In 2018, Gary was elected MICAH's first president of Asian descent. Under his leadership, MICAH continues to expand the diversity of our Board of Directors, Staff, Leadership, and Membership.

He became involved with MICAH in the early 2000s. His service on the MICAH anti-racism team, 2006-2008, produced strategic recommendations which continues to guide MICAH's work.

In 2015, Gary became a MICAH board member. MICAH had recently filed four Fair Housing Complaints and Gary became MICAH's primary representative on the Fair Housing Implementation Council and also represented refugee cultural groups. The Analysis of Impediments to Fair Housing did not include authentic community engagement. Gary asserted MICAH's position that people experiencing homelessness, housing crises, and/or discrimination must be involved as decision makers at all levels. This is critical in developing appropriate and successful housing opportunities for our diverse community.

Gary was successful in guiding the committee to utilize culturally based listening and learning circles to provide the critical information to amend the Analysis of Impediments to Affirmatively Further Fair Housing Plan.
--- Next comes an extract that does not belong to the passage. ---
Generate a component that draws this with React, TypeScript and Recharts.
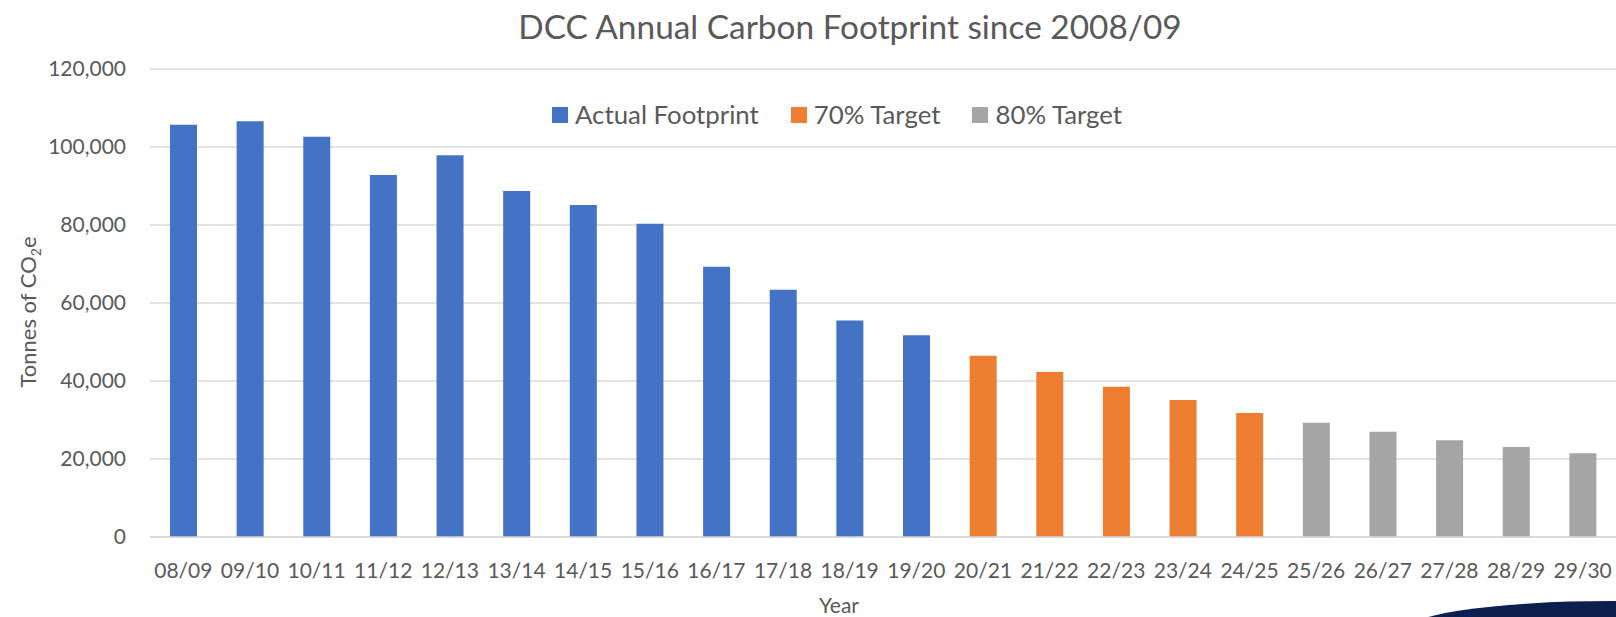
import React from "react";
import { BarChart, Bar, XAxis, YAxis, CartesianGrid, Label } from "recharts";

const years = [
  "08/09", "09/10", "10/11", "11/12", "12/13", "13/14", "14/15", "15/16",
  "16/17", "17/18", "18/19", "19/20", "20/21", "21/22", "22/23", "23/24",
  "24/25", "25/26", "26/27", "27/28", "28/29", "29/30",
];

const actualFootprint = [
  105700, 106600, 102600, 92800, 97900, 88700, 85100, 80300, 69300, 63400,
  55500, 51700, null, null, null, null, null, null, null, null, null, null,
];

const target70 = [
  null, null, null, null, null, null, null, null, null, null, null, null,
  46500, 42300, 38500, 35100, 31800, null, null, null, null, null,
];

const target80 = [
  null, null, null, null, null, null, null, null, null, null, null, null,
  null, null, null, null, null, 29300, 27000, 24800, 23100, 21500,
];

const yTicks = [0, 20000, 40000, 60000, 80000, 100000, 120000];

const series = [
  { key: "actual", name: "Actual Footprint", color: "#4472C4" },
  { key: "t70", name: "70% Target", color: "#ED7D31" },
  { key: "t80", name: "80% Target", color: "#A5A5A5" },
];

const data = years.map((year, i) => ({
  year,
  actual: actualFootprint[i],
  t70: target70[i],
  t80: target80[i],
}));

const FONT = "Lato, 'Open Sans', sans-serif";
const TEXT = "#595959";
const GRID = "#d9d9d9";

const fmt = (v: number) => v.toLocaleString("en-US");

export default function App() {
  return (
    <div
      style={{
        position: "fixed",
        left: 0,
        top: 0,
        width: 1616,
        height: 617,
        overflow: "hidden",
        background: "#fff",
        fontFamily: FONT,
      }}
    >
      <div
        style={{
          position: "absolute",
          left: 850,
          top: 10,
          transform: "translateX(-50%)",
          whiteSpace: "nowrap",
          fontSize: 33.4,
          lineHeight: 1,
          color: TEXT,
        }}
      >
        DCC Annual Carbon Footprint since 2008/09
      </div>

      <BarChart
        width={1616}
        height={617}
        data={data}
        margin={{ top: 69, right: 0, bottom: 0, left: 0 }}
        barSize={27}
      >
        <CartesianGrid vertical={false} stroke={GRID} strokeWidth={1.5} />
        <XAxis
          dataKey="year"
          height={80}
          tickSize={0}
          tickMargin={26}
          tickLine={false}
          interval={0}
          axisLine={{ stroke: GRID, strokeWidth: 1.5 }}
          tick={{ fontSize: 21, fill: TEXT, fontFamily: FONT }}
        >
          <Label
            content={({ viewBox }: any) => (
              <text
                x={viewBox.x + viewBox.width / 2 - 44}
                y={viewBox.y + 76}
                textAnchor="middle"
                fontSize={21}
                fill={TEXT}
                fontFamily={FONT}
              >
                Year
              </text>
            )}
          />
        </XAxis>
        <YAxis
          width={150}
          domain={[0, 120000]}
          ticks={yTicks}
          tickFormatter={fmt}
          tickSize={0}
          tickMargin={24}
          tickLine={false}
          axisLine={false}
          tick={{ fontSize: 21, fill: TEXT, fontFamily: FONT }}
        >
          <Label
            content={({ viewBox }: any) => {
              const cx = 36;
              const cy = viewBox.y + viewBox.height / 2 + 9;
              return (
                <text
                  transform={`translate(${cx},${cy}) rotate(-90)`}
                  textAnchor="middle"
                  fontSize={22}
                  fill={TEXT}
                  fontFamily={FONT}
                >
                  <tspan>Tonnes of CO</tspan>
                  <tspan fontSize={14} dy={5}>2</tspan>
                  <tspan dy={-5}>e</tspan>
                </text>
              );
            }}
          />
        </YAxis>
        {series.map((s) => (
          <Bar
            key={s.key}
            dataKey={s.key}
            name={s.name}
            stackId="a"
            fill={s.color}
            isAnimationActive={false}
          />
        ))}
      </BarChart>

      <div
        style={{
          position: "absolute",
          left: 552,
          top: 102,
          height: 25,
          display: "flex",
          alignItems: "center",
          fontSize: 25.8,
          lineHeight: 1,
          color: TEXT,
          whiteSpace: "nowrap",
        }}
      >
        {series.map((s) => (
          <div key={s.key} style={{ display: "flex", alignItems: "center", marginRight: 32 }}>
            <div style={{ width: 16, height: 16, background: s.color, marginRight: 7 }} />
            <span>{s.name}</span>
          </div>
        ))}
      </div>

      <div
        style={{
          position: "absolute",
          left: 1400,
          top: 601,
          width: 420,
          height: 64,
          borderRadius: "50%",
          background: "#0b1f4e",
        }}
      />
    </div>
  );
}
He worked with the staff of diverse communities to implement community engagement sessions for Lao Advancement Organization of America, Lao Assistance Center of MN, Karen Organization of MN, United Cambodian Assoc. of MN, and Mothers Tutoring Academy (Somali).

MICAH received an award from HOMECo, in 2018, for helping them increase over $30 million in new resources to address the disparity in home ownership between Caucasian and diverse communities in the metro area.

This Legislative session, Gary guided leaders from the Council on Asian Pacific Minnesotans to meet with legislators (with MICAH support and technical assistance on their legislation) in the Domestic Violence and Sexual Assault Prevention Program which passed. $375,000 for FY 2020, and $375,000 appropriated in FY 2021.